Als unerlässliches und selbstverständlich gewordenes Hilfsmittel diente die Lüge auch den Politikern der Ära nach Stalin. Man schönte die Erfüllung der 5-Jahres-Pläne und pries, obwohl die Bürgerinnen und Bürger vor den Läden Schlange standen, die wirtschaftlichen Fortschritte in Richtung Arbeiterparadies. Selbst als 1986, zur Zeit von Gorbatschow und Glasnost, Block 4 des Atomkraftwerks Tschernobyl explodierte, liess der Kreml die Bevölkerung während Tagen im Ungewissen und versuchte zu beschwichtigen: Alles halb so schlimm!
Die Mär von den „grünen Männchen“
Als mit der Sowjetunion manche althergebrachten Gewohnheiten untergingen, nahm, um es ironisch auszudrücken, die eine Gewohnheit keinen Schaden. Das hat seine Logik, sind doch die heutigen Figuren an der Spitze in den 1950er Jahren geboren, im Sowjetsystem sozialisiert und mit den Usanzen vertraut gemacht worden, insbesondere Putin selber, der eine Karriere als KGB-Offizier absolviert hat.
Also bedient man sich der Methode des Verwischens und Irreführens weiterhin, und das ausgiebig. Die „grünen Männchen“, die 2014 plötzlich auf der Krim auftauchten und sich dann halt doch als russische Militärangehörige herausstellten, sind in aller Erinnerung. Der Behauptung Moskaus, in den ostukrainischen Rebellengebieten seien keine russischen Soldaten und Waffen im Einsatz, mag kaum noch jemand Glauben schenken.
Höchst umstritten sind nach wie vor die Umstände, unter denen am 17. Juli 2014 über der Ukraine ein malaysisches Passagierflugzeug abgeschossen wurde (298 Tote). Obwohl die meisten Anzeichen dafür sprechen, dass Russland die Hände im Spiel hatte, bestreitet Moskau jede Urheberschaft. Seither sind immer wieder Berichte erschienen über unerklärlich verschwundene Rebellenführer, die etwas über die Hintergründe hätten aussagen können – was wiederum an die anlässlich des Katyn-Massenmordes praktizierten Methoden erinnert.

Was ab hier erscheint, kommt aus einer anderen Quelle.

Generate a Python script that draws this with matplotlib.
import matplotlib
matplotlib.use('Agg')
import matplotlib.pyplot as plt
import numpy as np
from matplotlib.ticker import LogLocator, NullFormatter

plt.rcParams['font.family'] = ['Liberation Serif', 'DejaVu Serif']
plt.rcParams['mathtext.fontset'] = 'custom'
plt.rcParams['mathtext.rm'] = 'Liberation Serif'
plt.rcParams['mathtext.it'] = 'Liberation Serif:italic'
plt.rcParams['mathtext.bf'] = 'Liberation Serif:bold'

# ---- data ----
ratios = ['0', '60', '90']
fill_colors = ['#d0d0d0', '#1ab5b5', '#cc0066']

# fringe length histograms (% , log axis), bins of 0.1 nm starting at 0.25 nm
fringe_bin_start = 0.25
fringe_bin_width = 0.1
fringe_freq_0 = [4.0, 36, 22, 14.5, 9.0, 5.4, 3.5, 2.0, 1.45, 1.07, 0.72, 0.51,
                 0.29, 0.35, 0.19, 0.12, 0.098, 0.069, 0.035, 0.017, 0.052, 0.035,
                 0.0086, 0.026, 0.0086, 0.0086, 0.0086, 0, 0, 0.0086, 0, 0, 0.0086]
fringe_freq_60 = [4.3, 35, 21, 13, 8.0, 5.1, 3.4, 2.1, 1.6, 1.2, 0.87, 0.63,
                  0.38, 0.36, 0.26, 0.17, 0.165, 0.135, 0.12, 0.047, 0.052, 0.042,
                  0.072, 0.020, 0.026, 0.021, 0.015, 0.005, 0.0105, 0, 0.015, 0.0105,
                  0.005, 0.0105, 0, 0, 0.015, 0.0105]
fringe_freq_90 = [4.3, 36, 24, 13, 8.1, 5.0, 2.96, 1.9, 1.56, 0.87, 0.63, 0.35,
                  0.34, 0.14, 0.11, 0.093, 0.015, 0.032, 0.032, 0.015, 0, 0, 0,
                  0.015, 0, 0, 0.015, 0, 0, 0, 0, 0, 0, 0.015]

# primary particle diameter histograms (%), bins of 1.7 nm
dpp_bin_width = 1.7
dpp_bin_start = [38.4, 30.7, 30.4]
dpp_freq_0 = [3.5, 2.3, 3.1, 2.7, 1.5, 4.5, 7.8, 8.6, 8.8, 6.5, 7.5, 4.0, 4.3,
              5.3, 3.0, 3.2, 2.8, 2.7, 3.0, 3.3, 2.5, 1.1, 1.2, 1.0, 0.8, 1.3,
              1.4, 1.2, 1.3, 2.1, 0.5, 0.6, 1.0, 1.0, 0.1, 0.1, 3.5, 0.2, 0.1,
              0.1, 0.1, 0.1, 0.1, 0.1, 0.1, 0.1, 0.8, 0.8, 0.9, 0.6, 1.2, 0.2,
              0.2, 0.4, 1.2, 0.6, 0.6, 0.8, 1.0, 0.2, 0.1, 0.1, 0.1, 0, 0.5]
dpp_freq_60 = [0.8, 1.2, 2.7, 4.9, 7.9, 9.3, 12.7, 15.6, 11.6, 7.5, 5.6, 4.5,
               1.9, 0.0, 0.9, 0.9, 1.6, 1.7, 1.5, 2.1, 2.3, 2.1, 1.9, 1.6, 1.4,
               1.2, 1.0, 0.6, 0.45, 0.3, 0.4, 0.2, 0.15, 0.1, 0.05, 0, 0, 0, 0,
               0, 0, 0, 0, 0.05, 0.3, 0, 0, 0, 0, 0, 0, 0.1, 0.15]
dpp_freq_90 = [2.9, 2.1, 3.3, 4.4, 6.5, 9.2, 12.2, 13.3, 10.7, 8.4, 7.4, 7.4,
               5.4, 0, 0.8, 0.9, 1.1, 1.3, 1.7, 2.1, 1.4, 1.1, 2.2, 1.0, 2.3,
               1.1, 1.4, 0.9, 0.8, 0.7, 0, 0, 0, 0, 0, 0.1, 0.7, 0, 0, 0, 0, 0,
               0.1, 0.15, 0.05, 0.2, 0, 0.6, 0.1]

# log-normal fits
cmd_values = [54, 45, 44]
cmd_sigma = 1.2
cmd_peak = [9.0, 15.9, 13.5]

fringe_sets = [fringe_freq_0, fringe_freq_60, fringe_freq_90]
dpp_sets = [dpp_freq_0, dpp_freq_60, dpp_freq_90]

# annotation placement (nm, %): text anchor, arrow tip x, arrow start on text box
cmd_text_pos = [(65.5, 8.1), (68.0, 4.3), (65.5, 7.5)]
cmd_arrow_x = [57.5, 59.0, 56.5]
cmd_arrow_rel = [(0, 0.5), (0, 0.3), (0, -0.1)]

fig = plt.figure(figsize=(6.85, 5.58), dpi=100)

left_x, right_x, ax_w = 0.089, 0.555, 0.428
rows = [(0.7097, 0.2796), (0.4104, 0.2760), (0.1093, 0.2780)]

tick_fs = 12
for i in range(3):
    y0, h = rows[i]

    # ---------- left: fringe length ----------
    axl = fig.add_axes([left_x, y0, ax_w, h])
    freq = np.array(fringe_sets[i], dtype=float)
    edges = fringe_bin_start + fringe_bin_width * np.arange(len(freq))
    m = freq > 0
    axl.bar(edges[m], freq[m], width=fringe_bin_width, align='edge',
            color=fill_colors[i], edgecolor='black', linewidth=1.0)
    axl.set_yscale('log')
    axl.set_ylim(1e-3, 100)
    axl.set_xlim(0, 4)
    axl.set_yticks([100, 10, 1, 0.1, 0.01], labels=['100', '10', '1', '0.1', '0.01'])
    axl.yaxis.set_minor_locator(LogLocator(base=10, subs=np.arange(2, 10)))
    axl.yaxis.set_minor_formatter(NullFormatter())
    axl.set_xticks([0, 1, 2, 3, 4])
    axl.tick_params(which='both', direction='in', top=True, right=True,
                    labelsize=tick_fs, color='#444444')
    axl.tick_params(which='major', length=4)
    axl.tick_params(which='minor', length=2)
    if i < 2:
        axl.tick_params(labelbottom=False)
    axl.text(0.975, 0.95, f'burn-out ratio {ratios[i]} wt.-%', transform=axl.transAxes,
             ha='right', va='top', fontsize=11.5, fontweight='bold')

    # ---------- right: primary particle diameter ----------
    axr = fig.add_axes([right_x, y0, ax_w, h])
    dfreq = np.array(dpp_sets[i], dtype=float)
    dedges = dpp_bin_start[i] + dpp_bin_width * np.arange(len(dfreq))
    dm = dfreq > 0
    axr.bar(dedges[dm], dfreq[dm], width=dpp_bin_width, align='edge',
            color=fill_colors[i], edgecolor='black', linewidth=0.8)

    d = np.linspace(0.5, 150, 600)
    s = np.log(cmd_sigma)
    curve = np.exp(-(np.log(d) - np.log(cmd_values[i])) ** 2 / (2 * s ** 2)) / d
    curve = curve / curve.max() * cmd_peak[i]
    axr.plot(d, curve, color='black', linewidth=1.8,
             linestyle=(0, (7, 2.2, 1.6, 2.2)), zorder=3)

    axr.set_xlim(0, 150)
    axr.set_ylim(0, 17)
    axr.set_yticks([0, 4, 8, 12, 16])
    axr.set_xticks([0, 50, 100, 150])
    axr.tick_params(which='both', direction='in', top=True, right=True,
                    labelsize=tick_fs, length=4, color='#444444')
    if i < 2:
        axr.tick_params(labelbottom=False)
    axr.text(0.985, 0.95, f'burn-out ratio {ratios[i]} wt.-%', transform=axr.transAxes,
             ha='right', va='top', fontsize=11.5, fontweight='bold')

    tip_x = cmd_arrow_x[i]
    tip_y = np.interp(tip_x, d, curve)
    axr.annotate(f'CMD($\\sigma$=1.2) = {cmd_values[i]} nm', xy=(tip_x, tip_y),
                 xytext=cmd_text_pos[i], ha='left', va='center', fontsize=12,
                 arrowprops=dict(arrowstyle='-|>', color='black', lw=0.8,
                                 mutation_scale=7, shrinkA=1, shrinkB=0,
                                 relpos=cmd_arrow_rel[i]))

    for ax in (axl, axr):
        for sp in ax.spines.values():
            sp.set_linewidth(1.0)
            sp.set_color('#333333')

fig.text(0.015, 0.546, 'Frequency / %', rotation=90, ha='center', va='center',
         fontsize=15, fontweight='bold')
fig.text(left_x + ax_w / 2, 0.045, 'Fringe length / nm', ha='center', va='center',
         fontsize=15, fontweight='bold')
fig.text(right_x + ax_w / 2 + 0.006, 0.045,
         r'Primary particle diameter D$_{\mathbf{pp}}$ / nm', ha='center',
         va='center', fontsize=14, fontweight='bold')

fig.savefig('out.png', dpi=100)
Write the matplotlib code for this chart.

Parallelen gibt es auch zwischen den Hindernissen, die die russische Seite nach diesem Flugzeugabsturz einer internationalen Untersuchungskommission in den Weg legte, und den Behinderungen, auf die in diesen Tagen die OPCW-Inspektoren stossen, die den Giftgasangriff vom 7. April im syrischen Douma untersuchen sollten. Nimmt man die eigenartigen Verrenkungen Moskaus im Fall des Giftanschlags auf Vater und Tochter Skripal sowie die Leugnung des Dopings russischer Athleten bei den Olympischen Winterspielen 2014 in Sotschi dazu, so kommt ein Paket zusammen, das die Respektbezeugung schwierig, wenn nicht unmöglich macht. Und das einen ratlos lässt darüber, was all die Quertreibereien sollen, wo man doch, wie behauptet, eine reine Weste hat.
Alle lügen
Zu sagen ist allerdings, dass praktisch jede Regierung das Instrument der Lüge einsetzt. Möglicherweise sind die Russen nicht einmal die „bösesten Buben“; die Amerikaner etwa dürften ihnen punkto Ausmass und Perfidie in dieser Disziplin ebenbürtig sein.
Im Unterschied zu Russland manifestieren sich aber in den USA eine kritische Zivilgesellschaft, eine Opposition, investigative Medien. Alle diese Akteure haben zwar die üblen Machenschaften der US-Regierung nicht verhindern können, aber sie haben – Stichworte Pentagon Papers, Watergate, Iran-Contra-Gate – manche üble Machenschaft aufgedeckt, was, dank ihres Echoraumes, Wirkung hatte.
Fazit: In offenen Gesellschaften wird auch gelogen, aber Lügen ist immerhin schwieriger als in einer „gelenkten Demokratie“ à la Putin. Dort gibt es neben den Staatsmedien keine Echoräume, niemand steht den Herrschenden unangenehm auf die Füsse. So lange das so bleibt, bleibt’s auch dabei: Brot ist Tinte.